Novamente, a razão última de fazermos tudo isso está na busca pela felicidade. Quando obtemos o conhecimento podemos fazer remédios, construir computadores, viajar pelo espaço, prever o clima, a duração do Sol etc.. E a razão de fazermos isso tudo é a felicidade. Queremos o prazer não o sofrimento. A verdade traz o conhecimento e com ele podemos obter mais felicidade. Não só a felicidade de obter o conhecimento em si mas, principalmente, as conseqüências que este conhecimento pode proporcionar.

 

Com a constatação de que a razão da busca pela verdade está na felicidade, somos levados a fazer a seguinte indagação:

 

É justificável adotarmos a "não verdade" se isto nos levar a um aumento da felicidade?

 

 

Se a razão da busca pela verdade está no aumento da felicidade a resposta a esta questão deverá ser afirmativa.
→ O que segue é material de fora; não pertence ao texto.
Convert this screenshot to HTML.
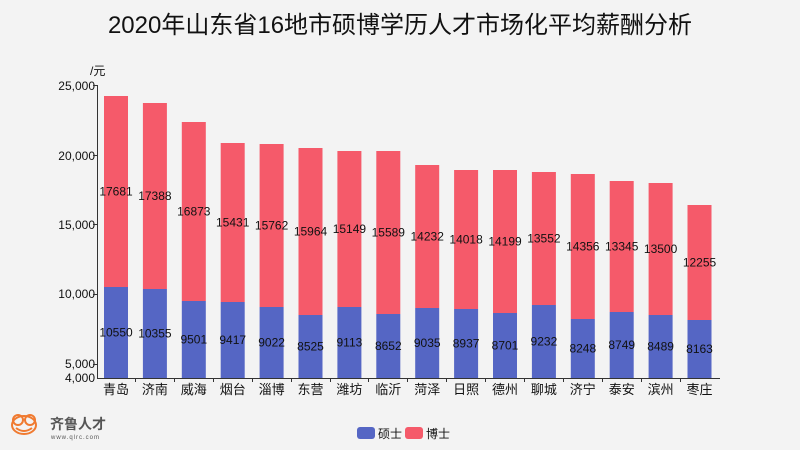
<!DOCTYPE html><html><head><meta charset="utf-8"><style>
body{margin:0;background:#f3f3f3;}
svg{display:block;font-family:"Liberation Sans","Noto Sans CJK SC",sans-serif;}
</style></head><body>
<svg width="800" height="450" viewBox="0 0 800 450">
<rect width="800" height="450" fill="#f3f3f3"/>
<text x="400" y="33" font-size="24" text-anchor="middle" fill="#111">2020年山东省16地市硕博学历人才市场化平均薪酬分析</text>
<text x="90" y="75" font-size="12" fill="#111">/元</text>
<g font-size="12" fill="#111" text-anchor="end">
<text x="95" y="90">25,000</text><text x="95" y="160">20,000</text><text x="95" y="229">15,000</text><text x="95" y="298">10,000</text><text x="95" y="368">5,000</text><text x="95" y="382">4,000</text>
</g>
<g stroke="#333" stroke-width="1">
<line x1="97.5" y1="85" x2="97.5" y2="378"/><line x1="97" y1="378.5" x2="720" y2="378.5"/>
<line x1="93" y1="85.5" x2="97" y2="85.5"/><line x1="93" y1="155.5" x2="97" y2="155.5"/><line x1="93" y1="224.5" x2="97" y2="224.5"/><line x1="93" y1="294.5" x2="97" y2="294.5"/><line x1="93" y1="364.5" x2="97" y2="364.5"/>
</g>
<g fill="#f55a6a">
<rect x="104" y="96" width="24" height="191"/>
<rect x="142.9" y="103" width="24" height="186"/>
<rect x="181.8" y="122" width="24" height="179"/>
<rect x="220.7" y="143" width="24" height="159"/>
<rect x="259.6" y="144" width="24" height="163"/>
<rect x="298.5" y="148" width="24" height="167"/>
<rect x="337.4" y="151" width="24" height="156"/>
<rect x="376.3" y="151" width="24" height="163"/>
<rect x="415.2" y="165" width="24" height="143"/>
<rect x="454.1" y="170" width="24" height="139"/>
<rect x="493" y="170" width="24" height="143"/>
<rect x="531.9" y="172" width="24" height="133"/>
<rect x="570.8" y="174" width="24" height="145"/>
<rect x="609.7" y="181" width="24" height="131"/>
<rect x="648.6" y="183" width="24" height="132"/>
<rect x="687.5" y="205" width="24" height="115"/>
</g>
<g fill="#5566c4">
<rect x="104" y="287" width="24" height="91"/>
<rect x="142.9" y="289" width="24" height="89"/>
<rect x="181.8" y="301" width="24" height="77"/>
<rect x="220.7" y="302" width="24" height="76"/>
<rect x="259.6" y="307" width="24" height="71"/>
<rect x="298.5" y="315" width="24" height="63"/>
<rect x="337.4" y="307" width="24" height="71"/>
<rect x="376.3" y="314" width="24" height="64"/>
<rect x="415.2" y="308" width="24" height="70"/>
<rect x="454.1" y="309" width="24" height="69"/>
<rect x="493" y="313" width="24" height="65"/>
<rect x="531.9" y="305" width="24" height="73"/>
<rect x="570.8" y="319" width="24" height="59"/>
<rect x="609.7" y="312" width="24" height="66"/>
<rect x="648.6" y="315" width="24" height="63"/>
<rect x="687.5" y="320" width="24" height="58"/>
</g>
<g font-size="12" fill="#111" text-anchor="middle">
<text x="116" y="195.5">17681</text><text x="116" y="336.5">10550</text>
<text x="154.9" y="200">17388</text><text x="154.9" y="337.5">10355</text>
<text x="193.8" y="215.5">16873</text><text x="193.8" y="343.5">9501</text>
<text x="232.7" y="226.5">15431</text><text x="232.7" y="344">9417</text>
<text x="271.6" y="229.5">15762</text><text x="271.6" y="346.5">9022</text>
<text x="310.5" y="235.5">15964</text><text x="310.5" y="350.5">8525</text>
<text x="349.4" y="233">15149</text><text x="349.4" y="346.5">9113</text>
<text x="388.3" y="236.5">15589</text><text x="388.3" y="350">8652</text>
<text x="427.2" y="240.5">14232</text><text x="427.2" y="347">9035</text>
<text x="466.1" y="243.5">14018</text><text x="466.1" y="347.5">8937</text>
<text x="505" y="245.5">14199</text><text x="505" y="349.5">8701</text>
<text x="543.9" y="242.5">13552</text><text x="543.9" y="345.5">9232</text>
<text x="582.8" y="250.5">14356</text><text x="582.8" y="352.5">8248</text>
<text x="621.7" y="250.5">13345</text><text x="621.7" y="349">8749</text>
<text x="660.6" y="253">13500</text><text x="660.6" y="350.5">8489</text>
<text x="699.5" y="266.5">12255</text><text x="699.5" y="353">8163</text>
</g>
<g font-size="13" fill="#111" text-anchor="middle">
<text x="116" y="394">青岛</text><text x="154.9" y="394">济南</text><text x="193.8" y="394">威海</text><text x="232.7" y="394">烟台</text>
<text x="271.6" y="394">淄博</text><text x="310.5" y="394">东营</text><text x="349.4" y="394">潍坊</text><text x="388.3" y="394">临沂</text>
<text x="427.2" y="394">菏泽</text><text x="466.1" y="394">日照</text><text x="505" y="394">德州</text><text x="543.9" y="394">聊城</text>
<text x="582.8" y="394">济宁</text><text x="621.7" y="394">泰安</text><text x="660.6" y="394">滨州</text><text x="699.5" y="394">枣庄</text>
</g>
<g stroke="#333"><line x1="135.5" y1="378" x2="135.5" y2="382"/><line x1="174.5" y1="378" x2="174.5" y2="382"/><line x1="213.5" y1="378" x2="213.5" y2="382"/><line x1="252.5" y1="378" x2="252.5" y2="382"/><line x1="291.5" y1="378" x2="291.5" y2="382"/><line x1="330.5" y1="378" x2="330.5" y2="382"/><line x1="368.5" y1="378" x2="368.5" y2="382"/><line x1="407.5" y1="378" x2="407.5" y2="382"/><line x1="446.5" y1="378" x2="446.5" y2="382"/><line x1="485.5" y1="378" x2="485.5" y2="382"/><line x1="524.5" y1="378" x2="524.5" y2="382"/><line x1="563.5" y1="378" x2="563.5" y2="382"/><line x1="602.5" y1="378" x2="602.5" y2="382"/><line x1="641.5" y1="378" x2="641.5" y2="382"/><line x1="680.5" y1="378" x2="680.5" y2="382"/></g>
<rect x="357" y="427" width="18" height="12" rx="3" fill="#5566c4"/><text x="378" y="438" font-size="12" fill="#111">硕士</text>
<rect x="405" y="427" width="18" height="12" rx="3" fill="#f55a6a"/><text x="426" y="438" font-size="12" fill="#111">博士</text>
<g fill="none" stroke="#f07a30" stroke-width="2"><ellipse cx="24" cy="425" rx="12" ry="9"/><circle cx="18" cy="420" r="5"/><circle cx="30" cy="420" r="5"/><path d="M16 428 Q24 434 32 428"/></g>
<text x="50" y="429" font-size="14" font-weight="bold" fill="#555">齐鲁人才</text>
<text x="51" y="439" font-size="6" fill="#555" letter-spacing="1">www.qlrc.com</text>
</svg></body></html>
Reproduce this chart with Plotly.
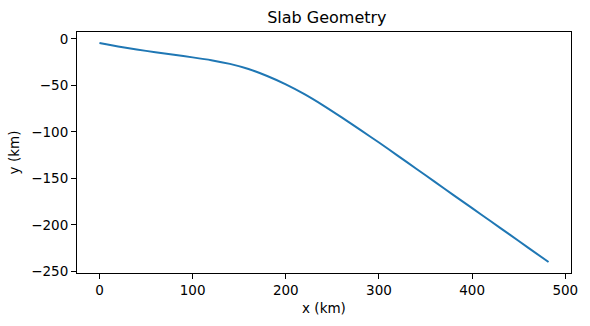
import plotly.graph_objects as go

# Slab surface profile: horizontal distance vs depth (km)
x_km = [0, 20, 40, 60, 80, 100, 120, 140, 160, 180, 200, 220, 240, 260,
        280, 300, 320, 340, 360, 380, 400, 420, 440, 460, 482]
y_km = [-4.5, -8.3, -11.5, -14.5, -17.3, -20, -23, -27, -32.5, -40, -49,
        -59.5, -71.5, -84.5, -98, -111.5, -125.6, -139.7, -153.8, -168,
        -182.1, -196.2, -210.3, -224.5, -240]

x_ticks = [0, 100, 200, 300, 400, 500]
y_ticks = [0, -50, -100, -150, -200, -250]


def padded(vals, frac=0.05):
    lo, hi = min(vals), max(vals)
    pad = (hi - lo) * frac
    return [lo - pad, hi + pad]


font = dict(family="DejaVu Sans", size=13.5, color="black")

fig = go.Figure(
    go.Scatter(x=x_km, y=y_km, mode="lines", line_shape="spline",
               line=dict(color="#1f77b4", width=2, smoothing=0.6),
               showlegend=False)
)

axis_common = dict(
    showgrid=False, zeroline=False, showline=True, mirror=True,
    linecolor="black", linewidth=1.1, ticks="outside", ticklen=5,
    tickwidth=1.1, tickcolor="black", tickfont=font,
)

fig.update_layout(
    width=590, height=326,
    margin=dict(l=77, r=17, t=32, b=53),
    paper_bgcolor="white", plot_bgcolor="white",
    font=font,
    title=dict(text="Slab Geometry", x=0.554, xanchor="center",
               y=0.948, yanchor="middle",
               font=dict(family="DejaVu Sans", size=16, color="black")),
    xaxis=dict(range=padded(x_km), tickvals=x_ticks,
               title=dict(text="x (km)", font=font, standoff=6),
               **axis_common),
    yaxis=dict(range=padded(y_km), tickvals=y_ticks,
               title=dict(text="y (km)", font=font, standoff=8),
               **axis_common),
)

fig.write_html("out.html")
E isto parece ter algumas implicações éticas.

 

A implicação mais relevante que posso perceber é a questão religiosa. Como ateu convicto sempre condenei as religiões por promoverem a ilusão, a utilizar a inverdade como forma de angariar adeptos. Mas o fato é que estas ilusões podem, em alguns casos, promover um aumento de felicidade. Então, o que acontece de importante, é que não poderemos mais condenar as religiões por estarem baseadas na falsidade e sim, talvez, pelo fato de elas realmente levarem, ou não, a um aumento da felicidade! O julgamento de uma doutrina , de uma ação ou de uma ética deverá ser tomado em relação à felicidade que ela poderá promover e não mais tendo como base apenas o critério da verdade.

 

Claro que muitos ainda vão preferir estar com a verdade mesmo que esta seja mais dolorosa do que a ilusão, mas não serão todos que pensarão dessa maneira. Na verdade, atualmente, a grande maioria da população parece não pensar assim.

 

Acredito que o grande problema desta abordagem é a contradição e suas conseqüências. Ao adotarmos o falso como um modo de ampliarmos nossa felicidade poderemos também contaminar nossas premissas verdadeiras. Isso ocorre porque ninguém adotará uma ilusão consciente de que ela seja falsa. O processo de se adotar uma ilusão ( como uma religião ) envolve uma grande dose de auto-engano. Isso implica que as mentiras, adotadas como verdadeiras, estarão no mesmo conjunto de verdades. Ao contaminarmos nosso conjunto verdade com premissas falsas poderemos concluir previsões enganosas e deturparmos o verdadeiro conhecimento. É algo extremamente perigoso. E talvez não valha mesmo a pena correr o risco pois a prejudicada poderá ser a própria felicidade.